Summa Teologica - I-II |
Supra, a. 2; De Malo, q. 7, a. 1, ad 18; a. 3, ad 9
Pare che un peccato mortale possa divenire veniale.
1. Dal peccato mortale al veniale c'è la stessa distanza che si trova dal veniale al mortale.
Ma un peccato veniale, come si è detto [ a. 4 ], può divenire mortale.
Quindi anche un peccato mortale può divenire veniale.
2. La differenza che si riscontra tra il peccato veniale e il mortale sta in questo: che chi pecca mortalmente ama la creatura più di Dio, mentre chi pecca venialmente la ama al disotto di Dio.
Ora, può capitare che qualcuno, nel commettere azioni che nel loro genere sono peccati mortali, ami la creatura al disotto di Dio: p. es. se uno fornicasse ignorando che la semplice fornicazione è un peccato mortale ed è contraria alla carità di Dio, e fosse pronto per amore di Dio ad astenersi da essa se conoscesse di agire con la fornicazione contro la carità di Dio.
Costui dunque peccherà venialmente.
Quindi un peccato mortale può divenire veniale.
3. Il bene è più distante dal male, come si è già notato sopra [ a. prec., ob. 3 ], di quanto il peccato veniale lo sia dal mortale.
Eppure un atto che in se stesso è cattivo può diventare buono: l'omicidio, p. es., può diventare un atto di giustizia, come è evidente nel caso del giudice che uccide un brigante.
A maggior ragione, quindi, un peccato mortale può cambiarsi in veniale.
Ciò che è eterno non potrà mai divenire temporaneo.
Ma il peccato mortale merita una pena eterna, mentre quello veniale ne merita una temporanea.
Quindi un peccato mortale non può mai trasformarsi in veniale.
Come si è già accennato [ a. 1, ad 1 ], il veniale e il mortale differiscono come l'imperfetto e il perfetto in materia di peccato.

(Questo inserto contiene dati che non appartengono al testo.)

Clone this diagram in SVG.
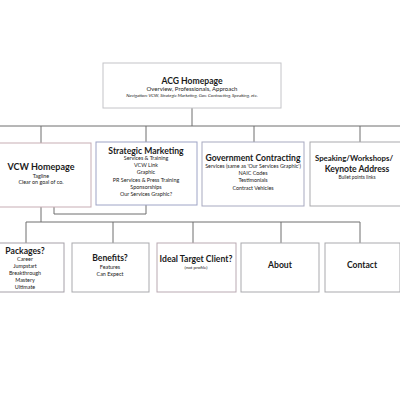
<svg xmlns="http://www.w3.org/2000/svg" width="400" height="400" viewBox="0 0 400 400">
<style>
text{font-family:Lato,"Open Sans","Liberation Sans",sans-serif;fill:#1a1a1a;text-anchor:middle}
.t{font-weight:bold;font-size:8.6px}
.s{font-size:5.4px}
.n{font-size:4.5px;font-style:italic}
.box{fill:#fff;stroke:#a9a9ad;stroke-width:1}
.c{fill:none;stroke:#6e6e6e;stroke-width:1}
</style>
<rect width="400" height="400" fill="#fff"/>
<g id="connectors">
<path class="c" d="M192 108V126M0 126H400M41 126V143M146 126V142M254 126V142M360 126V142"/>
<path class="c" d="M54 207V214H146V205"/>
<path class="c" d="M41 207V222M26 222H360M26 222V243M113 222V243M193 222V243M281 222V243M360 222V243"/>
</g>
<g id="acg">
<rect class="box" x="103" y="63" width="178" height="45" style="stroke:#c4c4c8"/>
<text class="t" x="192" y="84">ACG Homepage</text>
<text class="s" x="192" y="91" style="font-size:6px">Overview, Professionals, Approach</text>
<text class="n" x="192" y="97">Navigation: VCW, Strategic Marketing, Gov. Contracting, Speaking, etc.</text>
</g>
<g id="vcw">
<rect class="box" x="-2" y="143" width="93" height="64" style="stroke:#c7adb4"/>
<text class="t" x="41" y="170" style="font-size:9px">VCW Homepage</text>
<text class="s" x="41" y="178">Tagline</text>
<text class="s" x="41" y="184">Clear on goal of co.</text>
</g>
<g id="strategic">
<rect class="box" x="96" y="142" width="101" height="63" style="stroke:#9ea4c6"/>
<text class="t" x="146" y="154">Strategic Marketing</text>
<text class="s" x="146" y="160">Services &amp; Training</text>
<text class="s" x="146" y="167">VCW Link</text>
<text class="s" x="146" y="174">Graphic</text>
<text class="s" x="146" y="182">PR Services &amp; Press Training</text>
<text class="s" x="146" y="189">Sponsorships</text>
<text class="s" x="146" y="196">Our Services Graphic?</text>
</g>
<g id="gov">
<rect class="box" x="202" y="142" width="102" height="64" style="stroke:#a7a9c0"/>
<text class="t" x="253" y="161">Government Contracting</text>
<text class="s" x="253" y="168">Services (same as 'Our Services Graphic')</text>
<text class="s" x="253" y="175">NAIC Codes</text>
<text class="s" x="253" y="182">Testimonials</text>
<text class="s" x="253" y="190">Contract Vehicles</text>
</g>
<g id="speaking">
<rect class="box" x="310" y="142" width="94" height="64" style="stroke:#a9a9ad"/>
<text class="t" x="354" y="161" style="font-size:7.8px">Speaking/Workshops/</text>
<text class="t" x="357" y="172">Keynote Address</text>
<text class="s" x="357" y="179" style="font-size:4.8px">Bullet points links</text>
</g>
<g id="packages">
<rect class="box" x="-14" y="243" width="78" height="49" style="stroke:#a5a0a8"/>
<text class="t" x="25" y="254">Packages?</text>
<text class="s" x="25" y="261">Career</text>
<text class="s" x="25" y="268">Jumpstart</text>
<text class="s" x="25" y="275">Breakthrough</text>
<text class="s" x="25" y="282">Mastery</text>
<text class="s" x="25" y="289">Ultimate</text>
</g>
<g id="benefits">
<rect class="box" x="72" y="243" width="77" height="49"/>
<text class="t" x="110" y="261">Benefits?</text>
<text class="s" x="110" y="269">Features</text>
<text class="s" x="110" y="276">Can Expect</text>
</g>
<g id="ideal">
<rect class="box" x="157" y="243" width="79" height="49" style="stroke:#b9a9b2"/>
<text class="t" x="196" y="262">Ideal Target Client?</text>
<text class="s" x="196" y="269" style="font-size:4.6px">(not profile)</text>
</g>
<g id="about">
<rect class="box" x="241" y="243" width="78" height="49"/>
<text class="t" x="280" y="268">About</text>
</g>
<g id="contact">
<rect class="box" x="325" y="243" width="75" height="49"/>
<text class="t" x="362" y="268">Contact</text>
</g>
</svg>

Ora, ciò che è imperfetto può raggiungere la perfezione mediante nuovi elementi.
Per cui anche un peccato veniale, col sopravvenire di una deformità propria dei peccati mortali, diviene mortale: come quando uno dice delle parole oziose per commettere una fornicazione.
Invece ciò che è perfetto non può divenire imperfetto con l'aggiunta di altri elementi.
Perciò un peccato mortale non diventa veniale con l'aggiunta di qualche deformità propria dei peccati veniali: infatti il peccato di chi compie una fornicazione per dire una parola oziosa non viene per questo diminuito, ma anzi si aggrava per questa nuova deformità.
Tuttavia ciò che nel suo genere è un peccato mortale può essere invece veniale per l'imperfezione dell'atto, come sopra [ a. 2 ] si è notato, inquantoché non raggiunge perfettamente la natura di atto morale, non essendo deliberato, ma improvviso.
E ciò avviene mediante una certa inavvertenza, vale a dire per la mancata deliberazione della ragione.
E poiché da tale deliberazione l'atto riceve la sua specie morale, la sottrazione di essa dissolve la specie dell'atto.
1. Il peccato veniale differisce dal mortale come ciò che è imperfetto dalla sua perfezione, cioè come il bambino dall'uomo adulto.
Ora, il bambino può divenire un uomo adulto, ma non viceversa.
Perciò l'argomento non regge.
2. Se l'ignoranza è tale da scusare totalmente il peccato, come nel caso di un pazzo furioso o demente, allora chi commette la fornicazione suddetta per ignoranza non fa peccato, né mortale né veniale.
Se però l'ignoranza non è invincibile, allora essa stessa è un peccato, e implica una mancanza di amore verso Dio, in quanto uno ha trascurato di imparare le cose atte a conservarlo nell'amicizia di Dio.
3. Come insegna S. Agostino [ Contra mendacium 1,4.7 ], « le cose che sono cattive in se stesse nessun fine può renderle buone ».
Ora, l'omicidio è l'uccisione di un innocente: quindi in nessun modo può mutarsi in un bene.
Ma il giudice che uccide un brigante, o il soldato che uccide il nemico, non vengono detti omicidi, come afferma S. Agostino [ De lib. arb. 1,7.16 ].